Implement Argmax Inference Instead of Softmax when 'has_regions' is False
Issue: I have encountered a memory consumption issue in my Docker setup during inference tasks. Specifically, when the shm-size is set to 30GB, the system can successfully process softmax operations on input tensors of size [24, 724, 435, 435]. However, reducing the shm-size to 15GB leads to the unexpected termination of the Docker container due to insufficient shared memory during softmax computation.
Solution: Implement argmax instead of softmax when the 'has_regions' flag is set to False. This change is intended to address the shared memory (shm-size) constraints within Docker environments. It has been observed that the Docker container can handle the computation effectively, even with the shm-size set to 0, after making the proposed change.

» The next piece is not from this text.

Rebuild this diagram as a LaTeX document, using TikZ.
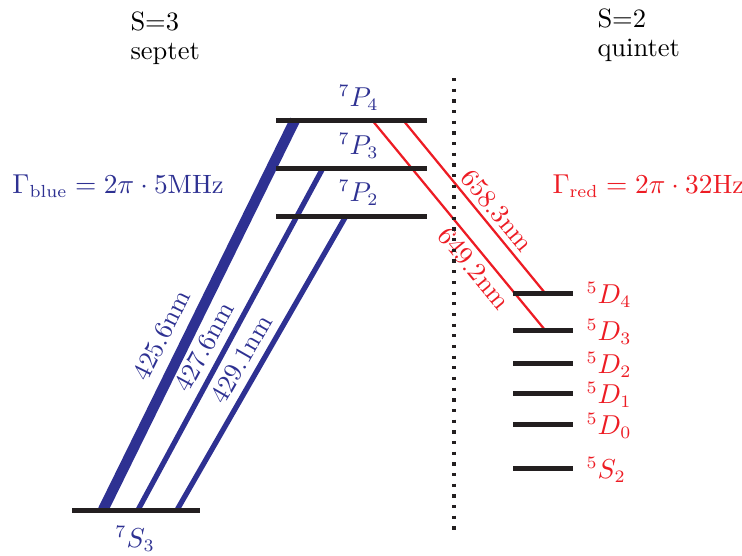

Thanks for this PR. I am not a big fan of this to be honest because we take something that is well structured and abstracted (labelmanager is in charge) and are changing it to be more complicated and moving functionality around. The original idea was that labelmanager is the central authority deciding how predictions should be handled, so that we only need to maintain and change the way things are handled in one location. If we now start re-adding label handling into different functions in different locations then it all becomes a complicated mess again. So I'd much rather better understand the underlying reason for this problem and address it systematically. Why does your implementation not cause as much SHM as mine. Does the overall amount of RAM needed to do the export change? Why not just give the docker more SHM?
Hi,
Thank you for your feedback. I encountered this issue while preparing for AortaSeg24 Grand Challenge. According to the Grand Challenge platform's requirements for algorithms (Grand Challenge Documentation), 50% of the system memory is shared. For example, on a 16 GB instance, /dev/shm will be 8 GB, and this percentage is not modifiable. The provided instance is ml.g4dn.2xlarge with 1x NVIDIA T4 GPU, 8 vCPUs, 32 GB of memory, and 1 x 225 GB NVMe SSD. Therefore, participants can use a maximum memory size of 32 GB and an shm-size of 16 GB.

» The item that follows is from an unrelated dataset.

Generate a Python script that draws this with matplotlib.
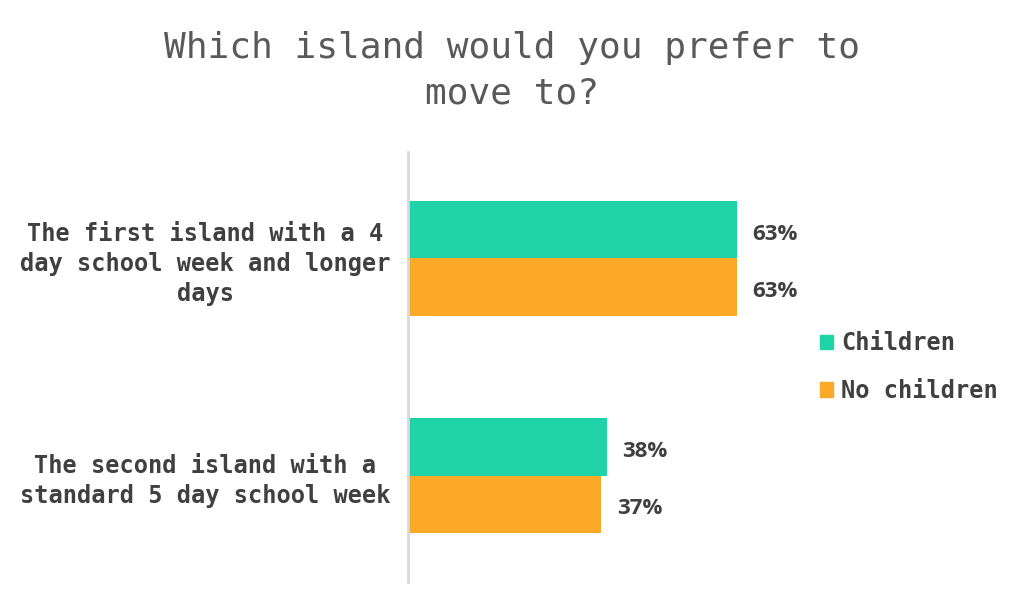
import matplotlib
matplotlib.use("Agg")
import matplotlib.pyplot as plt
from matplotlib.patches import Patch

categories = ["The first island with a 4\nday school week and longer\ndays",
              "The second island with a\nstandard 5 day school week"]
series_names = ["Children", "No children"]
children = [63, 38]
no_children = [63, 37]
colors = ["#1fd3a6", "#fba927"]
text_color = "#404040"

fig = plt.figure(figsize=(10.24, 6.15), dpi=100)
ax = fig.add_axes([0.3985, 0.0537, 0.51, 0.699])

y = [0, 1]
h = 0.263
ax.barh([v - h / 2 for v in y], children, height=h, color=colors[0], label=series_names[0])
ax.barh([v + h / 2 for v in y], no_children, height=h, color=colors[1], label=series_names[1])

for yi, c, n in zip(y, children, no_children):
    ax.text(c + 3, yi - h / 2 + 0.02, f"{c}%", va="center", ha="left", fontsize=16,
            fontweight="bold", family="Open Sans", color=text_color)
    ax.text(n + 3, yi + h / 2 + 0.02, f"{n}%", va="center", ha="left", fontsize=16,
            fontweight="bold", family="Open Sans", color=text_color)

ax.set_xlim(0, 100)
ax.set_ylim(1.49, -0.49)
ax.set_yticks(y)
ax.set_yticklabels(categories, fontsize=17, family="DejaVu Sans Mono", fontweight="bold",
                   color=text_color, ha="center", linespacing=1.3)
ax.tick_params(axis="y", length=0, pad=146)
ax.set_xticks([])
for s in ["top", "right", "bottom"]:
    ax.spines[s].set_visible(False)
ax.spines["left"].set_color("#d9d9d9")
ax.spines["left"].set_linewidth(2)

fig.text(0.5, 0.885, "Which island would you prefer to\nmove to?", ha="center", va="center",
         fontsize=26, family="DejaVu Sans Mono", color="#595959", linespacing=1.4)

handles = [Patch(color=colors[0]), Patch(color=colors[1])]
leg = fig.legend(handles, series_names, loc="center left", bbox_to_anchor=(0.78, 0.403),
                 frameon=False, handlelength=0.55, handleheight=0.55, handletextpad=0.35,
                 labelspacing=1.0, prop={"family": "DejaVu Sans Mono", "weight": "bold", "size": 17})
for t in leg.get_texts():
    t.set_color(text_color)

fig.savefig("out.png", dpi=100, facecolor="white")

When I set up a new Docker environment, I observed a similar issue. In this Docker environment, setting the memory size to 35 GB and the shm-size to 35 GB allows the system to successfully process softmax operations on input tensors of size [24, 724, 435, 435]. However, setting the memory size to 30 GB and the shm-size to 30 GB leads to the unexpected termination of the Docker container. This suggests that inference on devices with smaller 30 GB memory sizes will encounter similar issues.
Regarding your point about label management, I agree that handling labels in one location is more efficient and avoids redundancy. However, I am currently unsure how to directly add an option for the inference step specifically within the label manager. I hope you can provide further suggestions on how to address this issue systematically.
Hey, so I would like to close this PR because it breaks with our existing design patterns to work around a problem caused by a single challenge platform. I suggest users write their own inference code based on nnU-Net's functionality to work around these problems. You can take inspiration from our submission to ToothFairy2 which had way more of these problems because of the 43 labels this dataset has: https://github.com/MIC-DKFZ/nnUNet/blob/master/documentation/competitions/Toothfairy2/inference_script_semseg_only_customInf2.py
Our script is a bit more involved than what you would need but it has some nice optimizations for runtime and memory efficiency
Hi, thanks for providing the detailed inference code for ToothFairy2. It has been really helpful for submitting inference code to the challenge platform. I will close this pull request.